■ What this task involves
Repeat every entry word for word, but leave the images out of your copy.

■ Given records
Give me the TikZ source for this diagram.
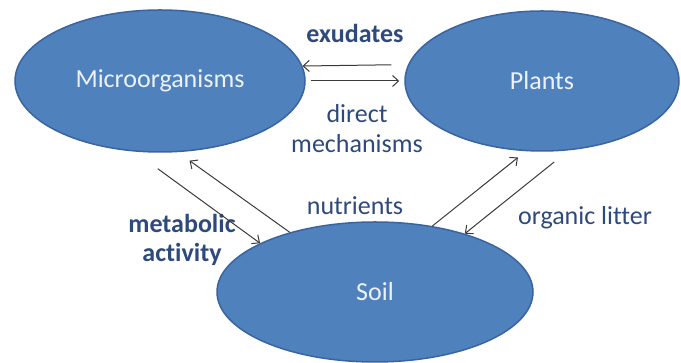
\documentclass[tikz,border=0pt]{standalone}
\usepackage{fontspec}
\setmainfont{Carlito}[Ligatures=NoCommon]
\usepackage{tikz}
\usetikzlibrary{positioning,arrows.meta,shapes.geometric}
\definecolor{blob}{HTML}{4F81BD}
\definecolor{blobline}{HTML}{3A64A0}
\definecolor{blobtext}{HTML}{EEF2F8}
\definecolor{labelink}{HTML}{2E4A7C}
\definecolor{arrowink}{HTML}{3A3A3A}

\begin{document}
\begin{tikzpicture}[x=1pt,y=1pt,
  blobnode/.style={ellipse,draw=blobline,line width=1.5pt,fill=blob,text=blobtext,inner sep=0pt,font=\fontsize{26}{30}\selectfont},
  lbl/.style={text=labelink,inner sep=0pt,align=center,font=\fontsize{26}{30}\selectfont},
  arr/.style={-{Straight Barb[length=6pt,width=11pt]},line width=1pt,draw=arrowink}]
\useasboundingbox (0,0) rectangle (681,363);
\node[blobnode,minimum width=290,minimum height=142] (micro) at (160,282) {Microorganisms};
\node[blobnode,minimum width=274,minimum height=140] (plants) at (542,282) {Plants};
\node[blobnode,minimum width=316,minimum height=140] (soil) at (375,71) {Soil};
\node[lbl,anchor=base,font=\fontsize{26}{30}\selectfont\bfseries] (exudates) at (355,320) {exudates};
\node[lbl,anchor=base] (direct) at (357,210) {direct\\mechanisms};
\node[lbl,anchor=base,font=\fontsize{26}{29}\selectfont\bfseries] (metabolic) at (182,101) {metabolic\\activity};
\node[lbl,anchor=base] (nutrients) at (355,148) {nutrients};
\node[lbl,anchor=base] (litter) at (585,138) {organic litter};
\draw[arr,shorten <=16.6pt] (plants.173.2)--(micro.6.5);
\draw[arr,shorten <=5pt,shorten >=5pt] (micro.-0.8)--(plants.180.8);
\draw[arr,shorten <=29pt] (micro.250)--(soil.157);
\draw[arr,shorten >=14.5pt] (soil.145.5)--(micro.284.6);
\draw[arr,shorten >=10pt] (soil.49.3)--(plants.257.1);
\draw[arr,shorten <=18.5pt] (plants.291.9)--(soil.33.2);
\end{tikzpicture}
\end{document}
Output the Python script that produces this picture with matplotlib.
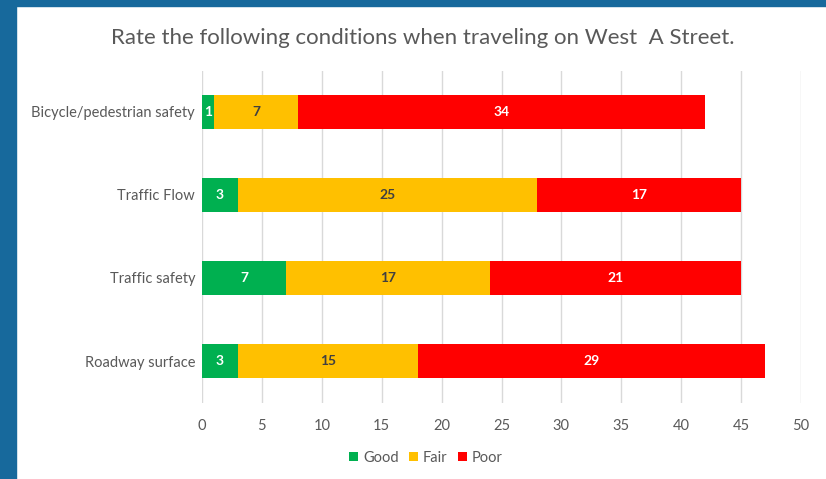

■ Answer for this exercise
Give me the TikZ source for this diagram.
\documentclass[tikz,border=0pt]{standalone}
\usepackage{fontspec}
\setmainfont{Carlito}[Ligatures=NoCommon]
\usepackage{tikz}
\usetikzlibrary{positioning,arrows.meta,shapes.geometric}
\definecolor{blob}{HTML}{4F81BD}
\definecolor{blobline}{HTML}{3A64A0}
\definecolor{blobtext}{HTML}{EEF2F8}
\definecolor{labelink}{HTML}{2E4A7C}
\definecolor{arrowink}{HTML}{3A3A3A}

\begin{document}
\begin{tikzpicture}[x=1pt,y=1pt,
  blobnode/.style={ellipse,draw=blobline,line width=1.5pt,fill=blob,text=blobtext,inner sep=0pt,font=\fontsize{26}{30}\selectfont},
  lbl/.style={text=labelink,inner sep=0pt,align=center,font=\fontsize{26}{30}\selectfont},
  arr/.style={-{Straight Barb[length=6pt,width=11pt]},line width=1pt,draw=arrowink}]
\useasboundingbox (0,0) rectangle (681,363);
\node[blobnode,minimum width=290,minimum height=142] (micro) at (160,282) {Microorganisms};
\node[blobnode,minimum width=274,minimum height=140] (plants) at (542,282) {Plants};
\node[blobnode,minimum width=316,minimum height=140] (soil) at (375,71) {Soil};
\node[lbl,anchor=base,font=\fontsize{26}{30}\selectfont\bfseries] (exudates) at (355,320) {exudates};
\node[lbl,anchor=base] (direct) at (357,210) {direct\\mechanisms};
\node[lbl,anchor=base,font=\fontsize{26}{29}\selectfont\bfseries] (metabolic) at (182,101) {metabolic\\activity};
\node[lbl,anchor=base] (nutrients) at (355,148) {nutrients};
\node[lbl,anchor=base] (litter) at (585,138) {organic litter};
\draw[arr,shorten <=16.6pt] (plants.173.2)--(micro.6.5);
\draw[arr,shorten <=5pt,shorten >=5pt] (micro.-0.8)--(plants.180.8);
\draw[arr,shorten <=29pt] (micro.250)--(soil.157);
\draw[arr,shorten >=14.5pt] (soil.145.5)--(micro.284.6);
\draw[arr,shorten >=10pt] (soil.49.3)--(plants.257.1);
\draw[arr,shorten <=18.5pt] (plants.291.9)--(soil.33.2);
\end{tikzpicture}
\end{document}
Output the Python script that produces this picture with matplotlib.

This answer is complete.